Defense comes from dynamic ARP inspection on managed switches, which validates ARP packets against a trusted database of IP-to-MAC mappings (usually built from DHCP snooping records) and drops packets that do not match.

Gratuitous ARP

A gratuitous ARP is an ARP reply that a host sends without being asked. A device might send one when it first comes online, when its IP address changes, or to update the caches of other hosts. It is a broadcast that says "here is my IP and here is my MAC, update your caches."

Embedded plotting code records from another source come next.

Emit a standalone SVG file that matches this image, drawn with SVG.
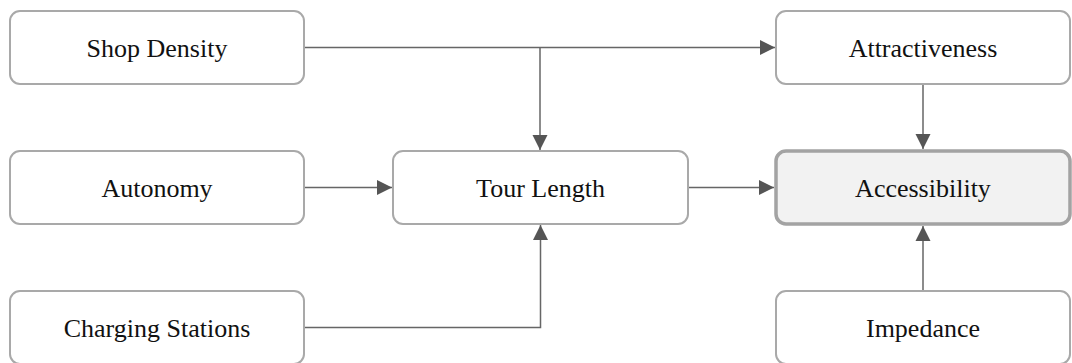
<svg xmlns="http://www.w3.org/2000/svg" width="1072" height="363" viewBox="0 0 1072 363">
  <style>
    .node rect { fill: #ffffff; stroke: #a9a9a9; stroke-width: 2; }
    .node.target rect { fill: #f2f2f2; stroke: #a3a3a3; stroke-width: 3.5; }
    .node text { font-family: 'Times New Roman', 'Liberation Serif', Tinos, 'DejaVu Serif', serif; font-size: 26px; fill: #111111; text-anchor: middle; }
    .edge { fill: none; stroke: #666666; stroke-width: 1.5; }
  </style>
  <defs>
    <marker id="arrow" markerUnits="userSpaceOnUse" markerWidth="16" markerHeight="16" viewBox="0 0 16 16" refX="15" refY="8" orient="auto">
      <path d="M0,0.5 L15,8 L0,15.5 Z" fill="#555555"/>
    </marker>
  </defs>
  <rect width="1072" height="363" fill="#ffffff"/>

  <!-- connectors -->
  <g id="connectors">
    <path class="edge" d="M304,47.5 H775" marker-end="url(#arrow)"/>
    <path class="edge" d="M540,47.5 V150" marker-end="url(#arrow)"/>
    <path class="edge" d="M304,187.5 H392" marker-end="url(#arrow)"/>
    <path class="edge" d="M304,327.5 H540.5 V225" marker-end="url(#arrow)"/>
    <path class="edge" d="M688,187.5 H774" marker-end="url(#arrow)"/>
    <path class="edge" d="M923,84 V149" marker-end="url(#arrow)"/>
    <path class="edge" d="M923,291 V226" marker-end="url(#arrow)"/>
  </g>

  <!-- nodes -->
  <g id="shop-density" class="node">
    <rect x="10" y="11" width="294" height="73" rx="10"/>
    <text x="157" y="56.5">Shop Density</text>
  </g>
  <g id="autonomy" class="node">
    <rect x="10" y="151" width="294" height="73" rx="10"/>
    <text x="157" y="196.5">Autonomy</text>
  </g>
  <g id="charging-stations" class="node">
    <rect x="10" y="291" width="294" height="73" rx="10"/>
    <text x="157" y="336.5">Charging Stations</text>
  </g>
  <g id="tour-length" class="node">
    <rect x="393" y="151" width="295" height="73" rx="10"/>
    <text x="540.5" y="196.5">Tour Length</text>
  </g>
  <g id="attractiveness" class="node">
    <rect x="776" y="11" width="294" height="73" rx="10"/>
    <text x="923" y="56.5">Attractiveness</text>
  </g>
  <g id="accessibility" class="node target">
    <rect x="776" y="151" width="294" height="73" rx="10"/>
    <text x="923" y="196.5">Accessibility</text>
  </g>
  <g id="impedance" class="node">
    <rect x="776" y="291" width="294" height="73" rx="10"/>
    <text x="923" y="336.5">Impedance</text>
  </g>
</svg>
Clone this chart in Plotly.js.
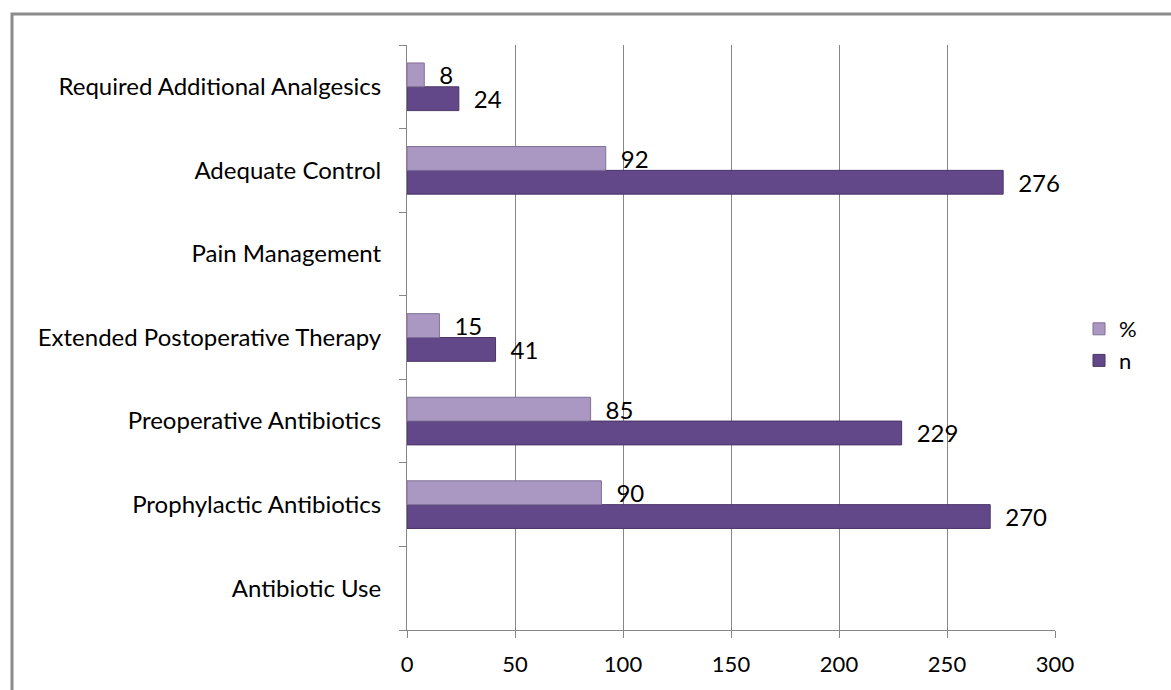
<!DOCTYPE html>
<html>
<head>
<meta charset="utf-8">
<script src="https://cdn.plot.ly/plotly-3.0.1.min.js"></script>
<style>html,body{margin:0;padding:0;background:#fff;}#chart{width:1171px;height:690px;}</style>
</head>
<body>
<div id="chart"></div>
<script>
const categories = ["Antibiotic Use", "Prophylactic Antibiotics", "Preoperative Antibiotics", "Extended Postoperative Therapy", "Pain Management", "Adequate Control", "Required Additional Analgesics"];
const nValues = [null, 270, 229, 41, null, 276, 24];
const pctValues = [null, 90, 85, 15, null, 92, 8];
const xTicks = [0, 50, 100, 150, 200, 250, 300];

const font = "Lato, Open Sans, sans-serif";
const labelOf = v => (v === null ? "" : "\u2002" + String(v));

const traceN = {
  type: "bar", orientation: "h", name: "n",
  y: categories, x: nValues,
  text: nValues.map(labelOf), textposition: "outside", cliponaxis: false, constraintext: "none",
  textfont: {family: font, size: 24, color: "#000"},
  marker: {color: "#634889", line: {color: "#4a3566", width: 1}}
};
const traceP = {
  type: "bar", orientation: "h", name: "%",
  y: categories, x: pctValues,
  text: pctValues.map(labelOf), textposition: "outside", cliponaxis: false, constraintext: "none",
  textfont: {family: font, size: 24, color: "#000"},
  marker: {color: "#aa98c3", line: {color: "#7f6f96", width: 1}}
};

const L = 407, R = 116, T = 45, B = 60, W = 1171, H = 690;
const pw = W - L - R, ph = H - T - B;
const px = x => (x - L) / pw;
const py = y => 1 - (y - T) / ph;

const layout = {
  width: W, height: H,
  margin: {l: L, r: R, t: T, b: B, pad: 0},
  paper_bgcolor: "#fff", plot_bgcolor: "#fff",
  barmode: "group", bargap: 0.43, bargroupgap: 0,
  font: {family: font, size: 22, color: "#000"},
  showlegend: true,
  legend: {x: px(1079), y: py(345), xanchor: "left", yanchor: "middle",
           traceorder: "reversed", font: {family: font, size: 22},
           itemwidth: 30, tracegroupgap: 0},
  xaxis: {range: [0, 300], tickvals: xTicks, ticktext: xTicks.map(String),
          showgrid: true, gridcolor: "#868686", gridwidth: 1,
          showline: true, linecolor: "#868686", linewidth: 1,
          ticks: "outside", ticklen: 7, tickcolor: "#868686", ticklabelstandoff: 8,
          zeroline: false, tickfont: {family: font, size: 22}, fixedrange: true},
  yaxis: {type: "category", categoryorder: "array", categoryarray: categories,
          showline: true, linecolor: "#868686", linewidth: 1,
          ticks: "outside", ticklen: 7, tickcolor: "#868686", tickson: "boundaries",
          showgrid: false, ticklabelstandoff: 20,
          tickfont: {family: font, size: 24}, fixedrange: true},
  shapes: [{type: "path", xref: "paper", yref: "paper",
            path: `M ${px(12)} ${py(700)} L ${px(12)} ${py(14)} L ${px(1180)} ${py(14)}`,
            line: {color: "#8c8c8c", width: 3}, layer: "above"}]
};

Plotly.newPlot("chart", [traceN, traceP], layout, {displayModeBar: false, staticPlot: true});
</script>
</body>
</html>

Gratuitous ARPs are legitimate and useful, for example, clustered servers use them to move a virtual IP address to a different physical host during failover. But they are also the mechanism attackers use for ARP spoofing, since there is nothing stopping a malicious host from sending one with false information.

ARP Scanning

Because ARP responses only come from devices that are actually up and reachable on the local subnet, ARP scanning is the most reliable way to find active hosts on a local network. Tools like arp-scan or nmap with the -PR flag send ARP requests to every address in a subnet and collect the replies. Unlike ICMP ping sweeps, ARP scanning cannot be blocked by host firewalls, a device must respond to ARP requests to participate in the network at all.

Conclusion

ARP is small, simple, and essential. Without it, IP packets would have no way to become Ethernet frames on the local segment. Its simplicity is also its weakness, no authentication, no verification, and full trust in whatever replies it receives. For anyone doing network analysis or security work, understanding ARP is fundamental to understanding what happens at the layer just below IP.